In the opinion of the experts the stagnant laws and regressive approach of the present laws which age back to the British-era, lacked technical and scientific methods,thereby, putting limitations, and creating certain lacunae in the Criminal Justice Delivery System. Therefore, a much more comprehensive approach rather than a piecemeal reform stood as the need of the hour.

A lot of important issues have been taken into account, which were in the pipeline for a long-time, such as jail reforms, and the right of the victims of rape and sexual harassment.

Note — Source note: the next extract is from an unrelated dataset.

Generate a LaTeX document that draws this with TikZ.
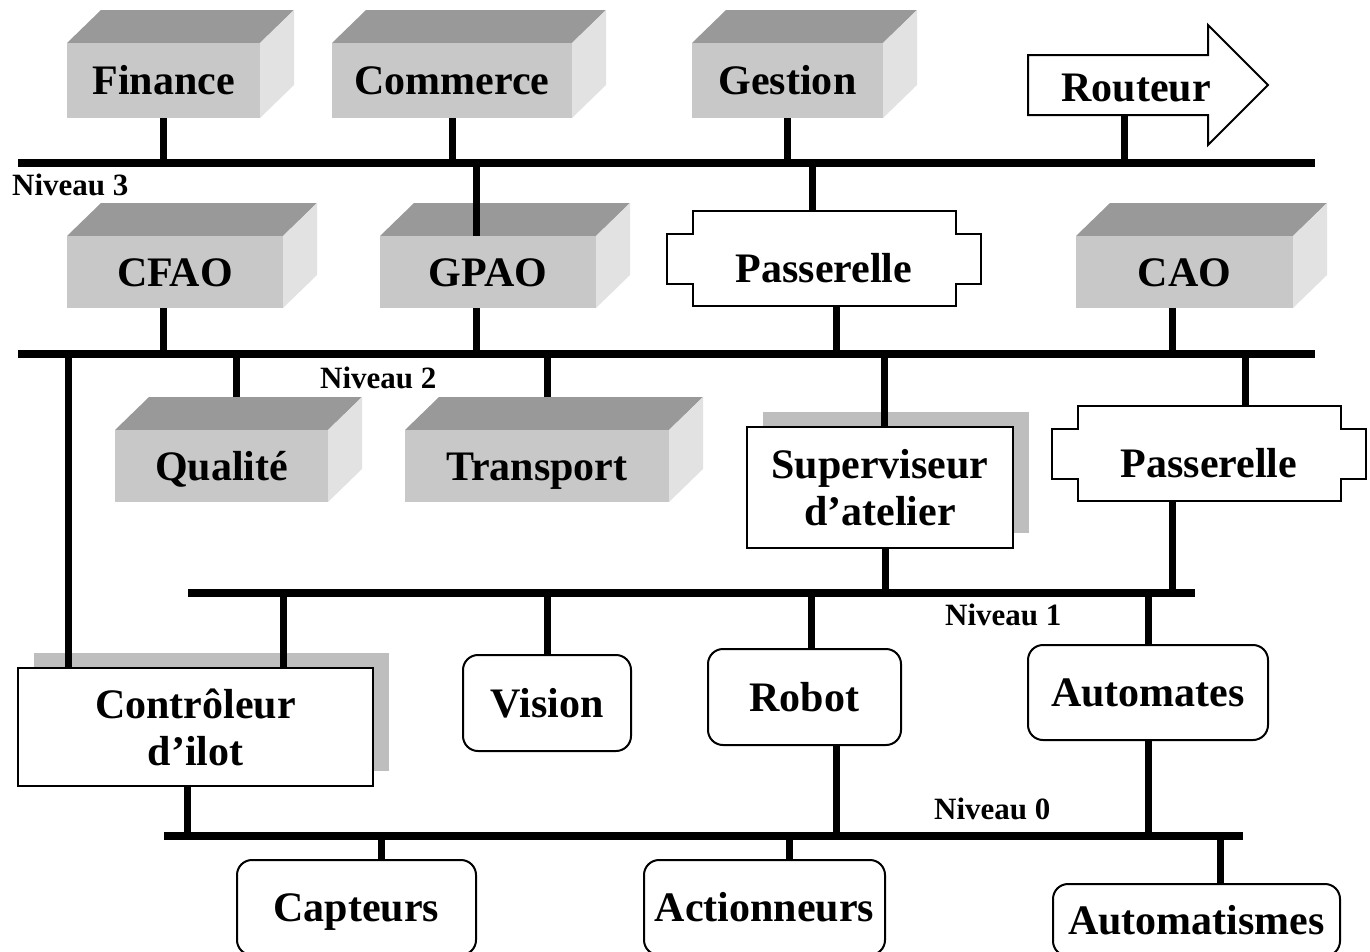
\documentclass[tikz,border=0pt]{standalone}
\usepackage{fontspec}
\setmainfont{Liberation Serif}
\usetikzlibrary{calc,shadows}

\definecolor{cubefront}{HTML}{C8C8C8}
\definecolor{cubetop}{HTML}{999999}
\definecolor{cubeside}{HTML}{E2E2E2}
\definecolor{shadowgray}{HTML}{BEBEBE}

\tikzset{
  bus/.style={line width=8pt},
  stem/.style={line width=7pt},
  lbl/.style={font=\fontsize{42}{47}\selectfont\bfseries},
  oneline/.style={text height=28pt, text depth=0pt},
  cubeface/.style={fill=cubefront, draw=none, inner sep=0pt, outer sep=0pt, lbl, oneline},
  outline/.style={draw=black, line width=2pt},
  plainbox/.style={outline, fill=white, inner sep=0pt, outer sep=0pt, lbl, align=center},
  roundbox/.style={plainbox, rounded corners=15pt, oneline},
  shadowed/.style={drop shadow={shadow xshift=16pt, shadow yshift=15pt, fill=shadowgray, opacity=1}},
  level/.style={font=\fontsize{31}{36}\selectfont\bfseries, anchor=base west, inner sep=0pt},
}

% Grey block drawn in perspective: name, left, top, right, bottom, text
\newcommand{\solidblock}[6]{%
  \fill[cubetop] (#2,#3) -- (#4,#3) -- (#4+34,#3-33) -- (#2+34,#3-33) -- cycle;
  \fill[cubeside] (#4,#3) -- (#4+34,#3-33) -- (#4+34,#5-33) -- (#4,#5) -- cycle;
  \node[cubeface, minimum width={(#4-#2)*1pt}, minimum height={(#5-#3)*1pt}]
    (#1) at ({(#2+#4)/2},{(#3+#5)/2}) {#6};
}

% Gateway outline around a named text node
\newcommand{\gatewayshape}[1]{%
  \draw[outline, shift={(#1.center)}]
    (-131,-57) -- (132,-57) -- (132,-34) -- (157,-34) -- (157,16) -- (132,16)
    -- (132,38) -- (-131,38) -- (-131,16) -- (-157,16) -- (-157,-34) -- (-131,-34) -- cycle;
}

\begin{document}
\begin{tikzpicture}[x=1pt,y=-1pt]
\useasboundingbox (0,0) rectangle (1370,951);

% ---------- network buses ----------
\coordinate (b3w) at (18,163);  \coordinate (b3e) at (1315,163);
\coordinate (b2w) at (18,354);  \coordinate (b2e) at (1315,354);
\coordinate (b1w) at (188,593); \coordinate (b1e) at (1195,593);
\coordinate (b0w) at (164,836); \coordinate (b0e) at (1243,836);
\draw[bus] (b3w) -- (b3e);
\draw[bus] (b2w) -- (b2e);
\draw[bus] (b1w) -- (b1e);
\draw[bus] (b0w) -- (b0e);

\node[level] (n3) at (12,195) {Niveau 3};
\node[level] (n2) at (320,388) {Niveau 2};
\node[level] (n1) at (945,625) {Niveau 1};
\node[level] (n0) at (934,819) {Niveau 0};

% ---------- level 3 ----------
\solidblock{fin}{67}{43}{260}{118}{Finance}
\solidblock{com}{332}{43}{572}{118}{Commerce}
\solidblock{ges}{692}{43}{883}{118}{Gestion}
\node[lbl, oneline] (rout) at (1136,87) {Routeur};
\draw[outline, shift={(rout.center)}]
  (-108,-32) -- (72,-32) -- (72,-62) -- (132,-2) -- (72,58) -- (72,28) -- (-108,28) -- cycle;

% ---------- level 2 ----------
\solidblock{cfao}{67}{236}{283}{308}{CFAO}
\solidblock{gpao}{380}{236}{596}{308}{GPAO}
\solidblock{cao}{1076}{236}{1293}{308}{CAO}
\node[lbl, oneline] (pas1) at (824,268) {Passerelle};
\gatewayshape{pas1}

\solidblock{qual}{115}{430}{328}{502}{Qualité}
\solidblock{trans}{405}{430}{669}{502}{Transport}
\node[plainbox, shadowed, minimum width=266pt, minimum height=121pt]
  (sup) at (880,487.5) {Superviseur\\d’atelier};
\node[lbl, oneline] (pas2) at (1209,463) {Passerelle};
\gatewayshape{pas2}

% ---------- level 1 ----------
\node[plainbox, shadowed, minimum width=355pt, minimum height=118pt]
  (ctrl) at (195.5,727) {Contrôleur\\d’ilot};
\node[roundbox, minimum width=168pt, minimum height=96pt] (vis) at (547,703) {Vision};
\node[roundbox, minimum width=193pt, minimum height=96pt] (rob) at (804.5,697) {Robot};
\node[roundbox, minimum width=240pt, minimum height=95pt] (aut) at (1148,692.5) {Automates};

% ---------- level 0 ----------
\node[roundbox, minimum width=239pt, minimum height=95pt] (cap) at (356.5,907.5) {Capteurs};
\node[roundbox, minimum width=241pt, minimum height=95pt] (act) at (764.5,907.5) {Actionneurs};
\node[roundbox, minimum width=287pt, minimum height=72pt] (autm) at (1196.5,920) {Automatismes};

% ---------- attachment points ----------
\coordinate (routfoot) at ($(rout.center)+(-12,28)$);
\coordinate (gpaotop)  at ($(gpao.north)+(-12,0)$);
\coordinate (gpaobot)  at ($(gpao.south)+(-12,0)$);
\coordinate (cfaobot)  at ($(cfao.south)+(-12,0)$);
\coordinate (caobot)   at ($(cao.south)+(-12,0)$);
\coordinate (p1top)    at ($(pas1.center)+(-12,-57)$);
\coordinate (p1bot)    at ($(pas1.center)+(12,38)$);
\coordinate (p2top)    at ($(pas2.center)+(36,-57)$);
\coordinate (p2bot)    at ($(pas2.center)+(-37,38)$);
\coordinate (qualtop)  at ($(qual.north)+(14.5,-33)$);
\coordinate (transtop) at ($(trans.north)+(10,-33)$);
\coordinate (suptop)   at ($(sup.north)+(4,0)$);
\coordinate (supbot)   at ($(sup.south)+(5,0)$);
\coordinate (ctrlA)    at ($(ctrl.north west)+(50,0)$);
\coordinate (ctrlB)    at ($(ctrl.north west)+(265,0)$);
\coordinate (ctrlbot)  at ($(ctrl.south)+(-8,0)$);
\coordinate (robtop)   at ($(rob.north)+(7,0)$);
\coordinate (robbot)   at ($(rob.south)+(32,0)$);
\coordinate (captop)   at ($(cap.north)+(25,0)$);
\coordinate (acttop)   at ($(act.north)+(25,0)$);
\coordinate (autmtop)  at ($(autm.north)+(24,0)$);

% ---------- stems to bus 3 ----------
\draw[stem] (fin.south) -- (fin.south |- b3w);
\draw[stem] (com.south) -- (com.south |- b3w);
\draw[stem] (ges.south) -- (ges.south |- b3w);
\draw[stem] (routfoot) -- (routfoot |- b3w);
\draw[stem] (gpaotop) -- (gpaotop |- b3w);
\draw[stem] (p1top) -- (p1top |- b3w);

% ---------- stems to bus 2 ----------
\draw[stem] (cfaobot) -- (cfaobot |- b2w);
\draw[stem] (gpaobot) -- (gpaobot |- b2w);
\draw[stem] (p1bot) -- (p1bot |- b2w);
\draw[stem] (caobot) -- (caobot |- b2w);
\draw[stem] (ctrlA) -- (ctrlA |- b2w);
\draw[stem] (qualtop) -- (qualtop |- b2w);
\draw[stem] (transtop) -- (transtop |- b2w);
\draw[stem] (suptop) -- (suptop |- b2w);
\draw[stem] (p2top) -- (p2top |- b2w);

% ---------- stems to bus 1 ----------
\draw[stem] (supbot) -- (supbot |- b1w);
\draw[stem] (p2bot) -- (p2bot |- b1w);
\draw[stem] (ctrlB) -- (ctrlB |- b1w);
\draw[stem] (vis.north) -- (vis.north |- b1w);
\draw[stem] (robtop) -- (robtop |- b1w);
\draw[stem] (aut.north) -- (aut.north |- b1w);

% ---------- stems to bus 0 ----------
\draw[stem] (ctrlbot) -- (ctrlbot |- b0w);
\draw[stem] (robbot) -- (robbot |- b0w);
\draw[stem] (aut.south) -- (aut.south |- b0w);
\draw[stem] (captop) -- (captop |- b0w);
\draw[stem] (acttop) -- (acttop |- b0w);
\draw[stem] (autmtop) -- (autmtop |- b0w);
\end{tikzpicture}
\end{document}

Also introduction of summary trial for petty offences, community service for specific crimes, mandating a time bound completion of investigation by Police Officers in a maximum of 180 days, and the validation of electronic evidence on the same footing as that of the documentary evidence for the first time are major highlights of the introduced Bills

It could safely be put forward that, the proposed legislations exhibit chances of a well proportionate impact upon the present Criminal Justice Delivery System, eventually promising that, the process can be made better in conformity with the Constitutional values of India.